Saturday, February 28, 2009

February Daring Baker's Challenge: Flourless Chocolate Cake

Sorry kids but we spent all day tearing out our bathroom and I am exhausted. So down to business...this was a flop for me. I made it twice and while it tasted awesome, the middle didn't come out quite like I wanted it to. I blame everything on the pan I used (it was a little too big). Anyways, I made this with whipped cream and a raspberry sauce...divine.
Chocolate Valentino
Preparation Time: 20 minutes

16 ounces (1 pound) (454 grams) of semisweet chocolate, roughly chopped
½ cup (1 stick) plus 2 tablespoons (146 grams total) of unsalted butter
5 large eggs separated

1. Put chocolate and butter in a heatproof bowl and set over a pan of simmering water (the bottom of the bowl should not touch the water) and melt, stirring often.
2. While your chocolate butter mixture is cooling. Butter your pan and line with a parchment circle then butter the parchment.
3. Separate the egg yolks from the egg whites and put into two medium/large bowls.
4. Whip the egg whites in a medium/large grease free bowl until stiff peaks are formed (do not over-whip or the cake will be dry).
5. With the same beater beat the egg yolks together.
6. Add the egg yolks to the cooled chocolate.
7. Fold in 1/3 of the egg whites into the chocolate mixture and follow with remaining 2/3rds.

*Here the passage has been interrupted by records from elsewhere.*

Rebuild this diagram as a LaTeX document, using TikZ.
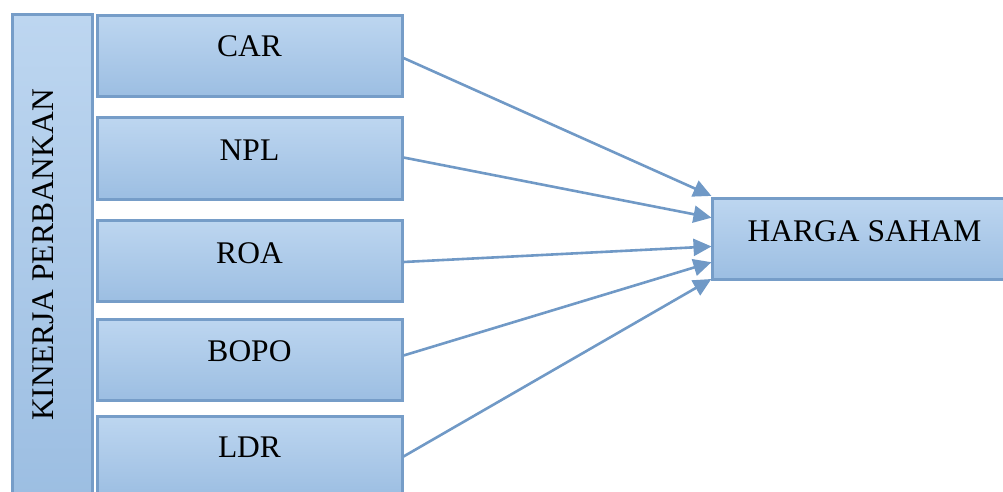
\documentclass[tikz,border=0pt]{standalone}
\usepackage{fontspec}
\setmainfont{Liberation Serif}
\usetikzlibrary{arrows.meta,calc}
\definecolor{boxtop}{HTML}{BDD6F0}
\definecolor{boxbot}{HTML}{9CBEE2}
\definecolor{boxedge}{HTML}{769DC8}
\definecolor{arrowc}{HTML}{7099C6}
\tikzset{
  varbox/.style={draw=boxedge, line width=3pt, top color=boxtop, bottom color=boxbot, minimum width=305pt, minimum height=81pt, inner sep=0pt},
  lbl/.style={font=\fontsize{31.5}{36}\selectfont, anchor=base, inner sep=0pt},
  conn/.style={draw=arrowc, line width=2.6pt, -{Triangle[length=18pt,width=17pt]}, shorten >=-1pt}
}
\begin{document}
\begin{tikzpicture}[x=1pt,y=-1pt]
\useasboundingbox (0,0) rectangle (1003,492);
\clip (0,0) rectangle (1003,492);
\node[varbox, minimum width=80pt, minimum height=484pt] (K) at (52,257) {};
\node[lbl, rotate=90] (Kt) at (53.5,255) {KINERJA PERBANKAN};
\node[varbox] (CAR) at (249.5,56) {};
\node[varbox] (NPL) at (249.5,158.5) {};
\node[varbox] (ROA) at (249.5,261) {};
\node[varbox] (BOPO) at (249.5,359.5) {};
\node[varbox] (LDR) at (249.5,456.5) {};
\node[varbox, minimum width=310pt] (H) at (867,238.5) {};
\node[lbl] (CARt) at (249.5,57) {CAR};
\node[lbl] (NPLt) at (249.5,160) {NPL};
\node[lbl] (ROAt) at (249.5,263) {ROA};
\node[lbl] (BOPOt) at (249.5,361) {BOPO};
\node[lbl] (LDRt) at (249.5,457) {LDR};
\node[lbl] (Ht) at (864.5,241) {HARGA SAHAM};
\coordinate (h1) at ([yshift=1pt]H.north west);
\coordinate (h2) at ([yshift=-21pt]H.north west);
\coordinate (h3) at ([yshift=-50pt]H.north west);
\coordinate (h4) at ([yshift=-66pt]H.north west);
\coordinate (h5) at ([yshift=-83pt]H.north west);
\draw[conn] ([yshift=-2pt]CAR.east) -- (h1);
\draw[conn] ([yshift=1pt]NPL.east) -- (h2);
\draw[conn] ([yshift=-1pt]ROA.east) -- (h3);
\draw[conn] ([yshift=4pt]BOPO.east) -- (h4);
\draw[conn] (LDR.east) -- (h5);
\end{tikzpicture}
\end{document}
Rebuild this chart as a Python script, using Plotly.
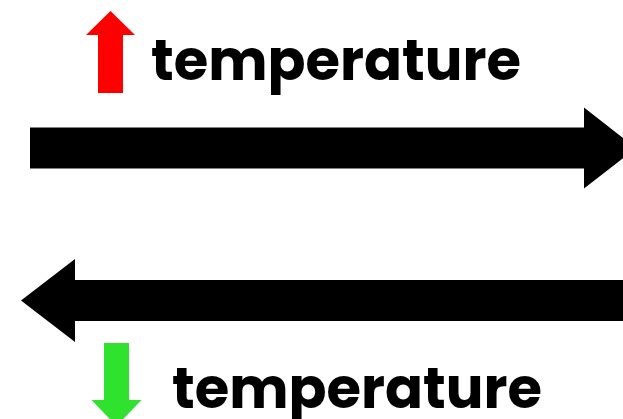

Fold until no white remains without deflating the batter. {link of folding demonstration}
8. Pour batter into prepared pan, the batter should fill the pan 3/4 of the way full, and bake at 375F/190C
9. Bake for 25 minutes until an instant read thermometer reads 140F/60C.
Note – If you do not have an instant read thermometer, the top of the cake will look similar to a brownie and a cake tester will appear wet.
10. Cool cake on a rack for 10 minutes then unmold.

Raspberry Sauce
Borrowed from Domino Magazine
1 pint raspberries
½ cup plus 1 tbsp. sugar

Combine half the raspberries, ½ cup sugar and 1 tablespoon water in a small saucepan. Stir over medium heat until the sugar dissolves and the mixture comes to a boil, about 5 minutes. Turn off heat and add remaining raspberries. Stir to combine and transfer to a bowl to cool.

Whipped Cream
1 cup heavy whipped cream
1 Tbsp. sugar
1 tsp. vanilla

Combine all ingredients and whip it, whip it good.

The February 2009 challenge is hosted by Wendy of WMPE's blog and Dharm of Dad ~ Baker & Chef.
We have chosen a Chocolate Valentino cake by Chef Wan; a Vanilla Ice Cream recipe from Dharm and a Vanilla Ice Cream recipe from Wendy as the challenge.